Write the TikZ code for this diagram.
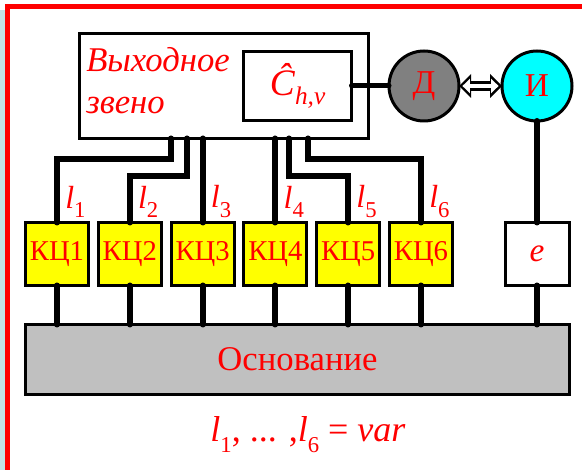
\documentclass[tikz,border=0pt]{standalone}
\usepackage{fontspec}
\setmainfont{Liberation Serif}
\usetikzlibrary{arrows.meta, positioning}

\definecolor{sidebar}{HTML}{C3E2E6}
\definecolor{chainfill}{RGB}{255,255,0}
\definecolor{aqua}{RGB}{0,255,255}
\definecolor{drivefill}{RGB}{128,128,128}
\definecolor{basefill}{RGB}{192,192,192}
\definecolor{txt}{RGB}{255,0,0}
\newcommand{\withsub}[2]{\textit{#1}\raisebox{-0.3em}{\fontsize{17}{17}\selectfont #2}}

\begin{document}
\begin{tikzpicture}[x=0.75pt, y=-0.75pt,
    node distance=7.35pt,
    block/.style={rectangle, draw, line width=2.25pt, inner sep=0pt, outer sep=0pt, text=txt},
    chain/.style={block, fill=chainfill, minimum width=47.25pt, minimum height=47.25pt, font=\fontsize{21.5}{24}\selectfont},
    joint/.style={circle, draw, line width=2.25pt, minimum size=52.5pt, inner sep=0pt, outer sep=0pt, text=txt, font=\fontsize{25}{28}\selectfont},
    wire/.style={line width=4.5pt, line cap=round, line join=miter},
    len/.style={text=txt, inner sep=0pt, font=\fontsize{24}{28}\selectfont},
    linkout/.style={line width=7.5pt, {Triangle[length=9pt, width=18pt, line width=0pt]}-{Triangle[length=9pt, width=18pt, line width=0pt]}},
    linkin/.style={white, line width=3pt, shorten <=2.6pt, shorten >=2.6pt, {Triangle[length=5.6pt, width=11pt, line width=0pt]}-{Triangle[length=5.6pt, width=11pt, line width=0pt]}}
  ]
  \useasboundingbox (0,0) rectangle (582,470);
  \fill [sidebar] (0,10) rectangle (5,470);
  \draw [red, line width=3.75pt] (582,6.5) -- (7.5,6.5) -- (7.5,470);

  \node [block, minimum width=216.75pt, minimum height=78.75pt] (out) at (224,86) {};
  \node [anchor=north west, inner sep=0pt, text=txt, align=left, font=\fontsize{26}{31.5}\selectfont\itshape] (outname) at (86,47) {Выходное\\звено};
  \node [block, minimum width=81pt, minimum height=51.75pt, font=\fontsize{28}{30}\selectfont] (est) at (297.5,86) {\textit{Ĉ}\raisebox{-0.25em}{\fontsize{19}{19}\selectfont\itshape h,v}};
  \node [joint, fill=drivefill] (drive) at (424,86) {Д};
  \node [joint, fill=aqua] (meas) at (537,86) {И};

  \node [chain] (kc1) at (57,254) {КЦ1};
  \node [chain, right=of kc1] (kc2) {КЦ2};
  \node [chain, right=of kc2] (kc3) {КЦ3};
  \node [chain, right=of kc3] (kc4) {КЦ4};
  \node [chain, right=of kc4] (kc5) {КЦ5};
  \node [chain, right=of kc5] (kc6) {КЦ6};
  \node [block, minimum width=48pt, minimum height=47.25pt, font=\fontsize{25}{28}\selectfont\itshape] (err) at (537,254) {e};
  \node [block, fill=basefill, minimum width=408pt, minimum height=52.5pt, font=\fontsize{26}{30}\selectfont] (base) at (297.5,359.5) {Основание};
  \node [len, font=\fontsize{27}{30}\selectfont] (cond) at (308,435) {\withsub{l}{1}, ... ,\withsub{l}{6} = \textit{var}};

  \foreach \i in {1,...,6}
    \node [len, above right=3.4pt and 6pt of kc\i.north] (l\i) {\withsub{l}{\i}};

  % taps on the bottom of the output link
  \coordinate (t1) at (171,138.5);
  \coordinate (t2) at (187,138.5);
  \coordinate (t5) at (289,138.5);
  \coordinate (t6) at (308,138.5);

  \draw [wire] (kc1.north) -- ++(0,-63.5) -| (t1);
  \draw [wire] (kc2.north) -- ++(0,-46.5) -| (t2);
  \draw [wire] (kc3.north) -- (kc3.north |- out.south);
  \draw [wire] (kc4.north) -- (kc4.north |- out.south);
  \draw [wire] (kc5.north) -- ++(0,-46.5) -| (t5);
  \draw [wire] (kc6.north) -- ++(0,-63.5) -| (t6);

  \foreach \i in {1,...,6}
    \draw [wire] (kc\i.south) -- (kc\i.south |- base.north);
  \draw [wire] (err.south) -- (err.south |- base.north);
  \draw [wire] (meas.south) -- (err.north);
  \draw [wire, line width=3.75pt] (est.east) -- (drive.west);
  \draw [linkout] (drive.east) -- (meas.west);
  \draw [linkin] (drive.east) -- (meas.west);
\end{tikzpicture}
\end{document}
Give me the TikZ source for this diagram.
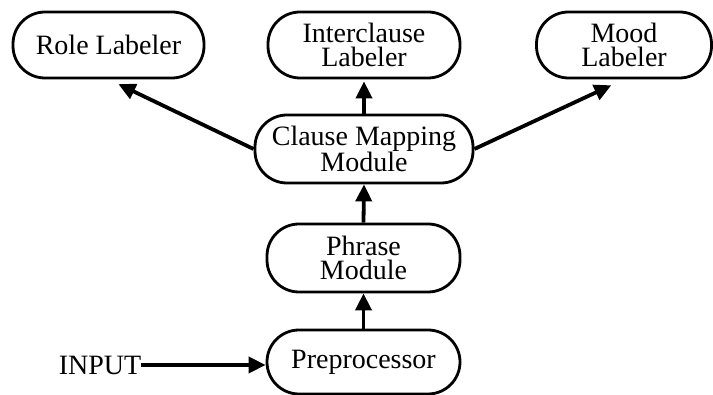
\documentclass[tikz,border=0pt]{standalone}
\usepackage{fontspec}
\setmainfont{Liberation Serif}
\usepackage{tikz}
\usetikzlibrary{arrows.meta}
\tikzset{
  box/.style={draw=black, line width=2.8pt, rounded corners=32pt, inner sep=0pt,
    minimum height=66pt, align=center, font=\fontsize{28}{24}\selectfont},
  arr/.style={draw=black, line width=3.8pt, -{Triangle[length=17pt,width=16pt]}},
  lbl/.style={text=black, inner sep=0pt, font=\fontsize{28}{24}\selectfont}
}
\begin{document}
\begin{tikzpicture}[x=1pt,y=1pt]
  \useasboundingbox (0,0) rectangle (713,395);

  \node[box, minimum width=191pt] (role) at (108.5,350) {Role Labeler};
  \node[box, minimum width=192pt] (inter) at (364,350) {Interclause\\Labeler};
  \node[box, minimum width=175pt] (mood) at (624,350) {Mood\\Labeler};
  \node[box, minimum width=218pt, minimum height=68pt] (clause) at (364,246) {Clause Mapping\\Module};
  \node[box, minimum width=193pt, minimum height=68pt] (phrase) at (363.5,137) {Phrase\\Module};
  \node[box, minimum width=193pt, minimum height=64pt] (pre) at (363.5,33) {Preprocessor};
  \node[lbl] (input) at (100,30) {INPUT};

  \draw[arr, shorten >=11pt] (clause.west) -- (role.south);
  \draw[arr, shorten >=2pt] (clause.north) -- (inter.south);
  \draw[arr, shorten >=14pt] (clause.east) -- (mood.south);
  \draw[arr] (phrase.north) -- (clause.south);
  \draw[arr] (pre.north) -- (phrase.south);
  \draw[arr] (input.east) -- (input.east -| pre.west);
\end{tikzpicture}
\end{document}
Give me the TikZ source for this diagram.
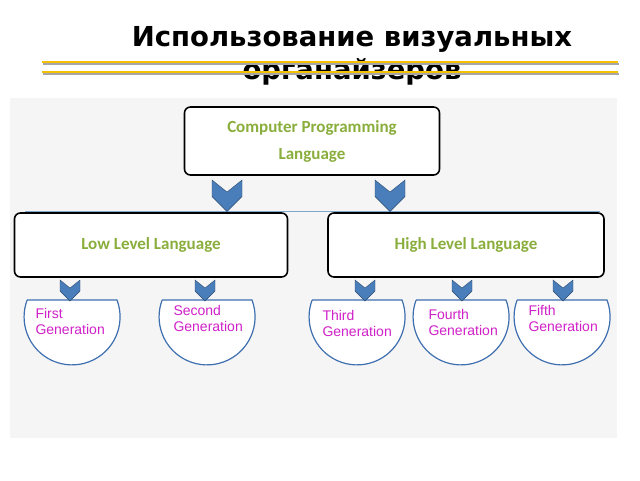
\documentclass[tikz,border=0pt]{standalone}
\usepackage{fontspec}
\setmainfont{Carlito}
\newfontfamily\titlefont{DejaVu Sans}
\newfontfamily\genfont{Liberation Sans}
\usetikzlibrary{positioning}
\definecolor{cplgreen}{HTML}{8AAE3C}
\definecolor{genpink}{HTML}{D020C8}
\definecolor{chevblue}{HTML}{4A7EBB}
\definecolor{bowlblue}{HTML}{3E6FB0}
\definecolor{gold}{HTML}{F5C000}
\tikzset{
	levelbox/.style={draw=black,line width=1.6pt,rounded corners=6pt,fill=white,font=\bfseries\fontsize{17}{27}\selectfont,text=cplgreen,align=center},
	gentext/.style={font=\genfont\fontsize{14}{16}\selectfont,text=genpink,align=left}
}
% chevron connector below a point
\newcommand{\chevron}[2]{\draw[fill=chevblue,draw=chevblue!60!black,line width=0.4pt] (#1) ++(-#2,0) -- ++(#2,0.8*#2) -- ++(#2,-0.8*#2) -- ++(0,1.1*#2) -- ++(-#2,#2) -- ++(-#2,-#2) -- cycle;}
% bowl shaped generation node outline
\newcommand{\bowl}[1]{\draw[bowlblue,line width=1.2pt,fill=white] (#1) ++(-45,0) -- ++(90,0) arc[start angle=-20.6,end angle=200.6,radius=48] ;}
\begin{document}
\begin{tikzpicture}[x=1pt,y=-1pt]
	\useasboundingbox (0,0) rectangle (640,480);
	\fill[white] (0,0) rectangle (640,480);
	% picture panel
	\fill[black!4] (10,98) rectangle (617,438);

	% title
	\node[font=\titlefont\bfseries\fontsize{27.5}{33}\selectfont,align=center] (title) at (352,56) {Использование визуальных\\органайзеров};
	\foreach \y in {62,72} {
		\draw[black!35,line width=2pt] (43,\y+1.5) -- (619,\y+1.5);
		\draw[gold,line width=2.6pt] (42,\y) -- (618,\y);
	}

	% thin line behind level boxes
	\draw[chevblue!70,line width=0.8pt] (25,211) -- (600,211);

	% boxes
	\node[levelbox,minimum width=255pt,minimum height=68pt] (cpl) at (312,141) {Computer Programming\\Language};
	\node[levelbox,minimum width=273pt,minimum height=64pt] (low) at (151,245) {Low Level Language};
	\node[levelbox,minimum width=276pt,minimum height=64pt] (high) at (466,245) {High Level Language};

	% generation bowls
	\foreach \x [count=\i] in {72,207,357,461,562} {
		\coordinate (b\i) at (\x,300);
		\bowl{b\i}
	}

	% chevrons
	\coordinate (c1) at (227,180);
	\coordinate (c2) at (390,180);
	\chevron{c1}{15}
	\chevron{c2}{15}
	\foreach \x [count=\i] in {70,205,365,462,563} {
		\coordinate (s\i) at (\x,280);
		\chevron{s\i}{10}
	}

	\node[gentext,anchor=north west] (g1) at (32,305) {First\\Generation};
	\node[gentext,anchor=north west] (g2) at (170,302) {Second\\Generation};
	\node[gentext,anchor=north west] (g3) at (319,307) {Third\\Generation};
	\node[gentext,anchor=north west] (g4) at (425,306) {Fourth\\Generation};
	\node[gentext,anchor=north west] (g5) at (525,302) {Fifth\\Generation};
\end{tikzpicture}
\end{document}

········

▶ **EXERCISE GOAL**: Every line from the top of the entries through the line that holds "[joint, fill=aqua] (meas)" is to be quoted exactly, please, and nothing else; omit the pictures.

▶ **RESULT**:
Write the TikZ code for this diagram.
\documentclass[tikz,border=0pt]{standalone}
\usepackage{fontspec}
\setmainfont{Liberation Serif}
\usetikzlibrary{arrows.meta, positioning}

\definecolor{sidebar}{HTML}{C3E2E6}
\definecolor{chainfill}{RGB}{255,255,0}
\definecolor{aqua}{RGB}{0,255,255}
\definecolor{drivefill}{RGB}{128,128,128}
\definecolor{basefill}{RGB}{192,192,192}
\definecolor{txt}{RGB}{255,0,0}
\newcommand{\withsub}[2]{\textit{#1}\raisebox{-0.3em}{\fontsize{17}{17}\selectfont #2}}

\begin{document}
\begin{tikzpicture}[x=0.75pt, y=-0.75pt,
    node distance=7.35pt,
    block/.style={rectangle, draw, line width=2.25pt, inner sep=0pt, outer sep=0pt, text=txt},
    chain/.style={block, fill=chainfill, minimum width=47.25pt, minimum height=47.25pt, font=\fontsize{21.5}{24}\selectfont},
    joint/.style={circle, draw, line width=2.25pt, minimum size=52.5pt, inner sep=0pt, outer sep=0pt, text=txt, font=\fontsize{25}{28}\selectfont},
    wire/.style={line width=4.5pt, line cap=round, line join=miter},
    len/.style={text=txt, inner sep=0pt, font=\fontsize{24}{28}\selectfont},
    linkout/.style={line width=7.5pt, {Triangle[length=9pt, width=18pt, line width=0pt]}-{Triangle[length=9pt, width=18pt, line width=0pt]}},
    linkin/.style={white, line width=3pt, shorten <=2.6pt, shorten >=2.6pt, {Triangle[length=5.6pt, width=11pt, line width=0pt]}-{Triangle[length=5.6pt, width=11pt, line width=0pt]}}
  ]
  \useasboundingbox (0,0) rectangle (582,470);
  \fill [sidebar] (0,10) rectangle (5,470);
  \draw [red, line width=3.75pt] (582,6.5) -- (7.5,6.5) -- (7.5,470);

  \node [block, minimum width=216.75pt, minimum height=78.75pt] (out) at (224,86) {};
  \node [anchor=north west, inner sep=0pt, text=txt, align=left, font=\fontsize{26}{31.5}\selectfont\itshape] (outname) at (86,47) {Выходное\\звено};
  \node [block, minimum width=81pt, minimum height=51.75pt, font=\fontsize{28}{30}\selectfont] (est) at (297.5,86) {\textit{Ĉ}\raisebox{-0.25em}{\fontsize{19}{19}\selectfont\itshape h,v}};
  \node [joint, fill=drivefill] (drive) at (424,86) {Д};
  \node [joint, fill=aqua] (meas) at (537,86) {И};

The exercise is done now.